Google Wins Street View Reprieve In Germany But Confronts New Pro-Newspaper Copyright Restrictions
Google dodged a bullet in Germany this week as prosecutors in Hamburg decided, after a lengthy investigation, not to pursue criminal charges against the company over Street View WiFi data collection. Essentially prosecutors found that Google lacked the requisite “criminal intent” to justify prosecution. Google faces another, arguably more daunting legal challenge in Germany however. […]
Google dodged a bullet in Germany this week as prosecutors in Hamburg decided, after a lengthy investigation, not to pursue criminal charges against the company over Street View WiFi data collection. Essentially prosecutors found that Google lacked the requisite “criminal intent” to justify prosecution.

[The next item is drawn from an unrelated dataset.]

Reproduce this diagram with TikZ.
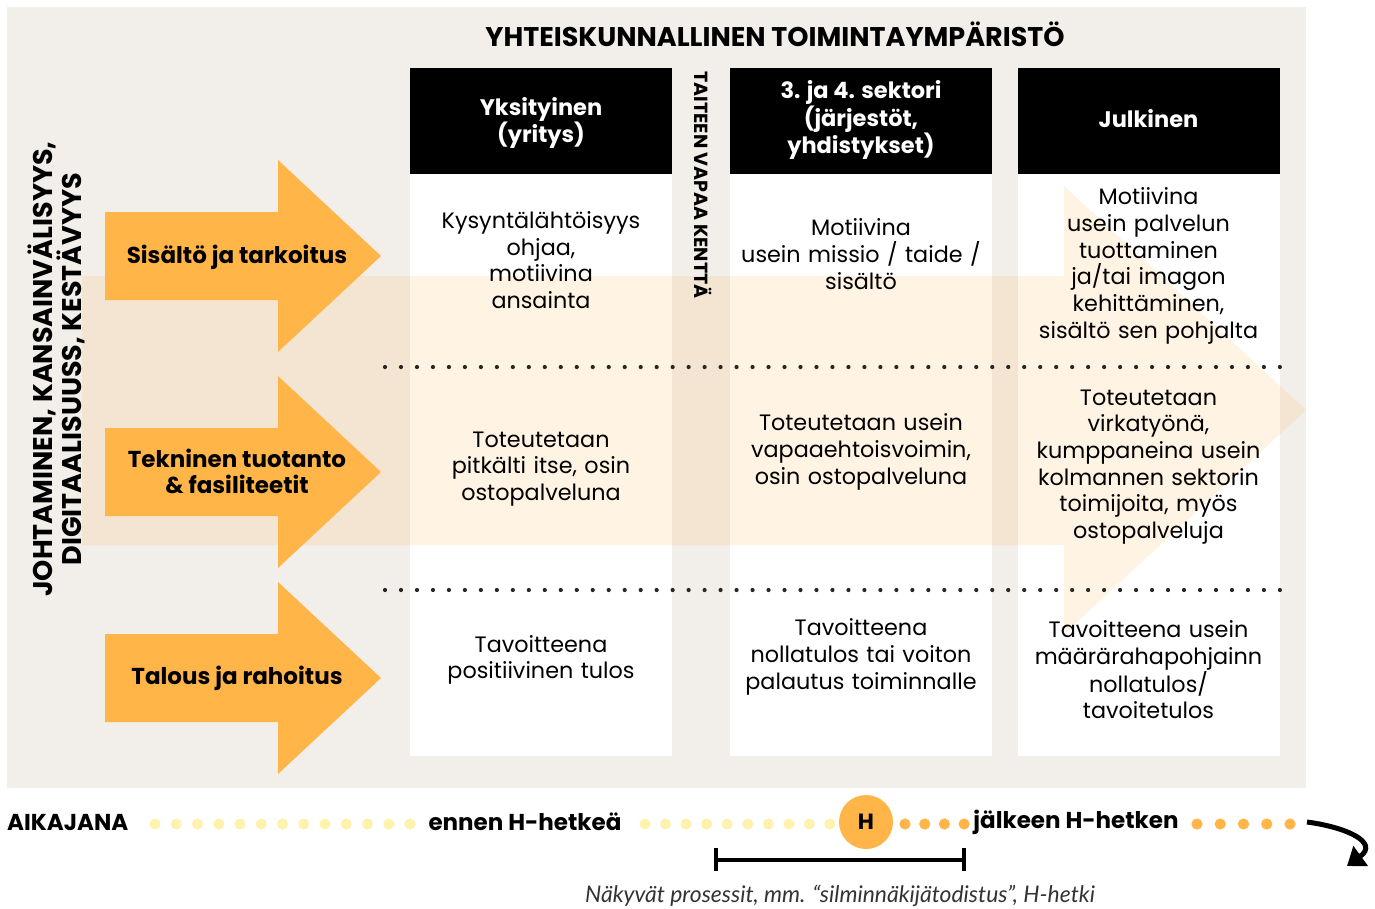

Google faces another, arguably more daunting legal challenge in Germany however. It’s now confronting a proposed “ancillary” copyright rule that could go into effect early next year and effectively eliminate Google’s ability to index German news sites without licensing their content. France is similarly trying to make Google pay for linking to news content.
Intended for “the protection of news publishers” the proposed German law singles out news aggregators and search engines in particular. It still must be ratified by the German Parliament. Below is a high level summary of the law based upon an unofficial English translation:
On August 29 2012, German federal government passed a revision of the national Copyright Act granting ancillary copyright protection for news publishers. This move intends to give publishers a similar protection of their investments in content as other creative industries such as music and film have enjoyed for decades. The rapid growth of aggregation on the internet left publishers often unprotected against business models relying on copying their material. . . The revision is being sent to German parliament Bundestag for deliberation.
If passed there would be nothing like “fair use” when it comes to news in Germany. The new law contemplates that presentation of news content will be compensated or entirely disallowed, although the language of the law doesn’t stipulate anything about payment beyond “a reasonable share of the remunerations issuing from the author’s work.”
The Google Germany homepage prominently features a link to a site set up to rally German internet users and “educate” them about the risks and dangers of the new law. Among the dangers Google envisions are damage to the German economy, job losses and legal uncertainty.
Google further argues that German news publishers can currently opt-out of being indexed and so the new law is unnecessary. That claim is technically correct; however it satisfies neither the publishers nor the authors of the new copyright rules. Google’s site attacking the proposed copyright changes calls on Germans to “defend your network.”
Google also argues it delivers huge value to German news publishers through the traffic it directs to them. However, as the quoted excerpt above suggests, German authorities argue the proposed law merely seeks to “give [news] publishers a similar protection of their investments in content as other creative industries such as music and film have enjoyed for decades.” Interestingly the language of the statute anticipates Google’s and other critics’ objections and contains statements such as: “The introduction of a new ancillary copyright must not, however, be misunderstood as a legislative form of protection of old and outdated business models.”
If passed the law could effectively kill Google News in Germany. It would also force Google to license news content or presumably go without news content in its main index. Assuming the law passes it will be very interesting to see how it impacts both Google and news publishers in Germany. It would be a widely watched experiment around the world.
Google’s consumer proposition relies substantially on the comprehensiveness of Google’s index. The new law would put a dent in that proposition.
In the aftermath of the law’s passage, would German publishers be able to gain more direct traffic without Google? Or, would they simply lose traffic that Google wasn’t sending them?
While the law does seek to extend “protections” to German news publishers there’s a way in which it also seeks to punish Google, which the authors of the legislation clearly consider to be parasitic. The law probably contemplates that Google won’t entirely de-index German news publishers. Thus it would operate as a kind of “news tax” or news subsidy.
We’ll see if Google is a able to rally public opinion against it.